One-Line Fairy Tales

Photo by Amalia Sieber

♥ It’s a strange tale how I met her, her with her perpetual grace and strange charms and voodoo dreams and silver screen glow and her tendency to ramble on about the strangest things, like Frida Kahlo or 1950’s soda shops during car rides or lovemaking, and us with our battered looks tossed back and forth over cups of coffee and slices of pizza and our awkward windowless serenades and our collective feelings on certain unspoken things, like training your pets or taking the train at night, alone we were just strange souls in an even stranger city, but together, after she twirled herself into my world one sparkling night, we made quite a handsome pair.

♥ On dimly sleepy nights we wandered out, with red silk ribbons and ornaments in our hair, and we shook the world and shattered plates and carried our lanterns high above our heads so that the light made our hair look like icy sidewalks and grass that wept with dew, and we followed the others as they too carried their lanterns high and sung travelers songs and spoke in blistering poetry about the tiny sorrows of their lives and we sung too, humming playground songs as we marched towards the ocean which was already ablaze with tea-lit lanterns and buttercream moonlight, and when we were knee-deep in salt water thick with the tears of a thousand souls just like us we took off our masks and set our lanterns free until the pool of tears before us was sprinkled with red crepe paper and black ink, and the sea became our journal in which we wrote out our happiness and our sorrow until the ever-creeping waves swallowed up our stories, but we made our mark and stained the ocean with billowing clouds of black ink that became us, naked except for our masks of animals and heroes and ancient queens, because our faces didn’t matter, because we still had our stories.

♥ And a chill soaked through us as we drowned ourselves in the kinetic night air, neither of us by choice, and I followed him in as far as we could go until he stopped running, exhausted, and threw himself down upon the brush and shook and shuddered and howled and shifted from one being into another, and I stared with open eyes and an open mind and tied back my hair because it was all I could do to keep from shouting, “This is a tragedy, a story unlike any other, and I can never imagine the pain shaking deep within your body and seeping into your bones!” and I stared as he pulled himself up and ripped off his clothes in resentment and paced towards me with his eyes reflecting the perfectly rounded moon all the while, and he pulled me close and looked straight through flesh and blood, howling out in the highest of lows, “It is your tragedy, madam. For you are cursed with being nothing more than human.”

Always,
Penelope ♥

4 comments:

My Stifled Laughter said...

Chilling! I rather like this story. Very descriptive. And... something else. :D

Kayla Ice said...

I adore your mind :)

Anonymous said...

Hi Penelope,

I have discovered your blog through the I love your blog swap and how true is that cause I LOVE your blog.

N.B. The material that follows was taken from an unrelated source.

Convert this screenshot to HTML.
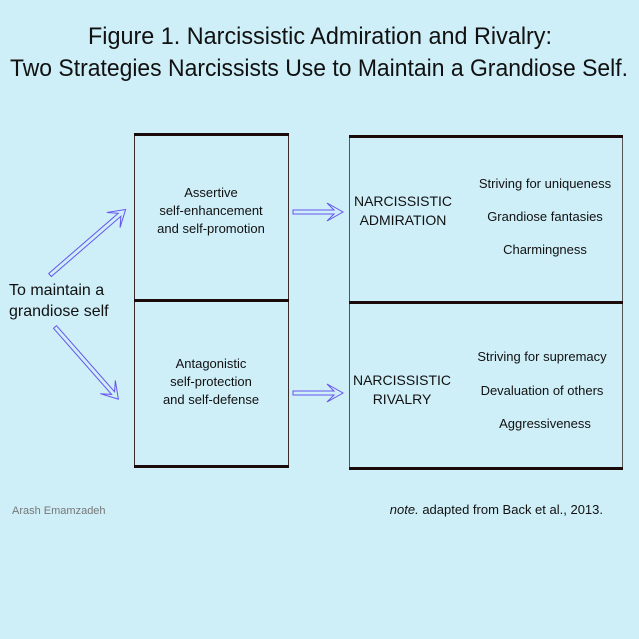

You have an amazing ability to write and touch people keep up the great work!!

Definately bookmarked, I will be back.

Thank you so much for sharing your treasure.

Love Eve

Anonymous said...

I found your blog from a quote i read on xanga that I absolutely fell in love with. I googled the name to see who this genius person was and this is where it lead me.
You write wonderfully. Keep up the good work!